Cohen’s attorney, Stephen Ryan, did not respond to an email and phone call seeking comment.
KAI, whose majority owner is the South Korean government, is partnered with U.S.-based defense contractor Lockheed Martin in vying for a major contract to provide the U.S. Air Force with trainer jets. The contract could be worth more than $16 billion.
KAI has said the payment to Cohen’s company was not related to the bid for the trainer jet contract or another maintenance contract, worth up to $48.8 million, that it won from the U.S. Air Force in October. The firm has said its November payment to Essential Consultants marked the end of a relationship that lasted less than six months.
A spokeswoman for the FBI declined to comment, as did a spokesman for the Department of Justice. A spokeswoman for Lockheed Martin said it first learned of KAI’s contract with Cohen’s company when it came to light last week and had not been contacted by federal investigators.

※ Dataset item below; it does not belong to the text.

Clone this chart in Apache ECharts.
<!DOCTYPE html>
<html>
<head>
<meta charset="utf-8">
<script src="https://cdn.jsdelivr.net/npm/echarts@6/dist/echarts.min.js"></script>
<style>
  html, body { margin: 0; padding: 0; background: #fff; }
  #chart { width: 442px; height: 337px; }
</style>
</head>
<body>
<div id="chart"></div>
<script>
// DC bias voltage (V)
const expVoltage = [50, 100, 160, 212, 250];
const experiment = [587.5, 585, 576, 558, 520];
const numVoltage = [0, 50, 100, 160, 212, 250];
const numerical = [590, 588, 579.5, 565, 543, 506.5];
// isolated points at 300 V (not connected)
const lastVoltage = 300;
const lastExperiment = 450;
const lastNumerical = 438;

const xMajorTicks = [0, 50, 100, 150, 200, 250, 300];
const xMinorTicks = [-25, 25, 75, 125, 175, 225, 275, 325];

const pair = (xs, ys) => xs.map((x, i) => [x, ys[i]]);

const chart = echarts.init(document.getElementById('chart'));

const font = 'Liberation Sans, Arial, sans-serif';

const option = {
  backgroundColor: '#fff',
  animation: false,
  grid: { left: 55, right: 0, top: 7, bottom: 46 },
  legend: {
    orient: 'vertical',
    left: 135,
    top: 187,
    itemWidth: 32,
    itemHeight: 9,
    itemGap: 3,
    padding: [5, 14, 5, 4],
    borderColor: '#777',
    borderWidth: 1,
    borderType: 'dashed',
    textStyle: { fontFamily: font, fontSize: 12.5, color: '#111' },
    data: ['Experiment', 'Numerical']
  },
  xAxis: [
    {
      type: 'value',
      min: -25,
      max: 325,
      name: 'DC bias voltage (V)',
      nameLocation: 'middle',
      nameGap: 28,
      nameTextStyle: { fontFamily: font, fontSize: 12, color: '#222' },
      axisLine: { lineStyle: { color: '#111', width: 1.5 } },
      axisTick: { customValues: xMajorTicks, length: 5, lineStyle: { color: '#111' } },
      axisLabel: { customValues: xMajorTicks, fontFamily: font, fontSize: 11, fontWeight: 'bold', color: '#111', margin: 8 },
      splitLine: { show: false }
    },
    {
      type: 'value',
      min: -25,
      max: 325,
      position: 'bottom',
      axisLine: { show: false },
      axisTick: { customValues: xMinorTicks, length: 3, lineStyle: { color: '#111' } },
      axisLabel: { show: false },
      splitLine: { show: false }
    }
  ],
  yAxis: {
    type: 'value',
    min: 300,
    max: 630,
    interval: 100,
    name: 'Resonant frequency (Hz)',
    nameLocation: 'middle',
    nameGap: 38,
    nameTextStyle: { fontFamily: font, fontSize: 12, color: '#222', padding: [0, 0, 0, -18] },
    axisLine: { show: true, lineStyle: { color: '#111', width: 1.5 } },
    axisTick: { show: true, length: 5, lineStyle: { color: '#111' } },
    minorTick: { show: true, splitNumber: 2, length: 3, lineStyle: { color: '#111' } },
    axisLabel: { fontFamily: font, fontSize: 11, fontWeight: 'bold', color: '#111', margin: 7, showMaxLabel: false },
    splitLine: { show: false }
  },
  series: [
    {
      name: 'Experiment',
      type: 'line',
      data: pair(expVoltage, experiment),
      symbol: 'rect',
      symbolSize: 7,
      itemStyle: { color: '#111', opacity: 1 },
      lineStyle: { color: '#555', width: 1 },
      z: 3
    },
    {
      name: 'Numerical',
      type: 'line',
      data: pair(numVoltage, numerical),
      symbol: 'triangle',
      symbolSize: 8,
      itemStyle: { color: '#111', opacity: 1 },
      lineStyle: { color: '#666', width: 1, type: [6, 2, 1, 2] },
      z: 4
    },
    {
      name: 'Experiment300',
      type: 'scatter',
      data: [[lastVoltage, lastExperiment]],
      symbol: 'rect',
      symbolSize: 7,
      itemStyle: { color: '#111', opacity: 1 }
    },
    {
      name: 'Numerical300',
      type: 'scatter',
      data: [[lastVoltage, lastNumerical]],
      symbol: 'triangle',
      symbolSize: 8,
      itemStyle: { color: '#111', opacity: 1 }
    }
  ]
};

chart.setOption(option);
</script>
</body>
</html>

Ko told The Post that his role in the business arrangement with KAI was minor, but he declined to say how he got involved. Ko runs a firm in Los Angeles called Demeter Direct that is described in state incorporation records as a retail Korean food business.
“My role as translator was small in this,” he wrote, referring questions to Cohen and KAI.
Ko said he worked with a translator and a lawyer for KAI. And he said KAI’s discussions did involve accounting.
CNN first reported Friday that Ko acknowledged receiving payments from Cohen’s company.
Oh told The Post last week that KAI had not been contacted by U.S. law enforcement officials.
“As far as I knew, Cohen did not come in direct contact with KAI team,” Oh said. “However, there might have been such contact during one of many working-level meetings that took place over the course of the consulting contract period. Mark Ko might have served as a translator between Cohen and KAI but we cannot confirm.”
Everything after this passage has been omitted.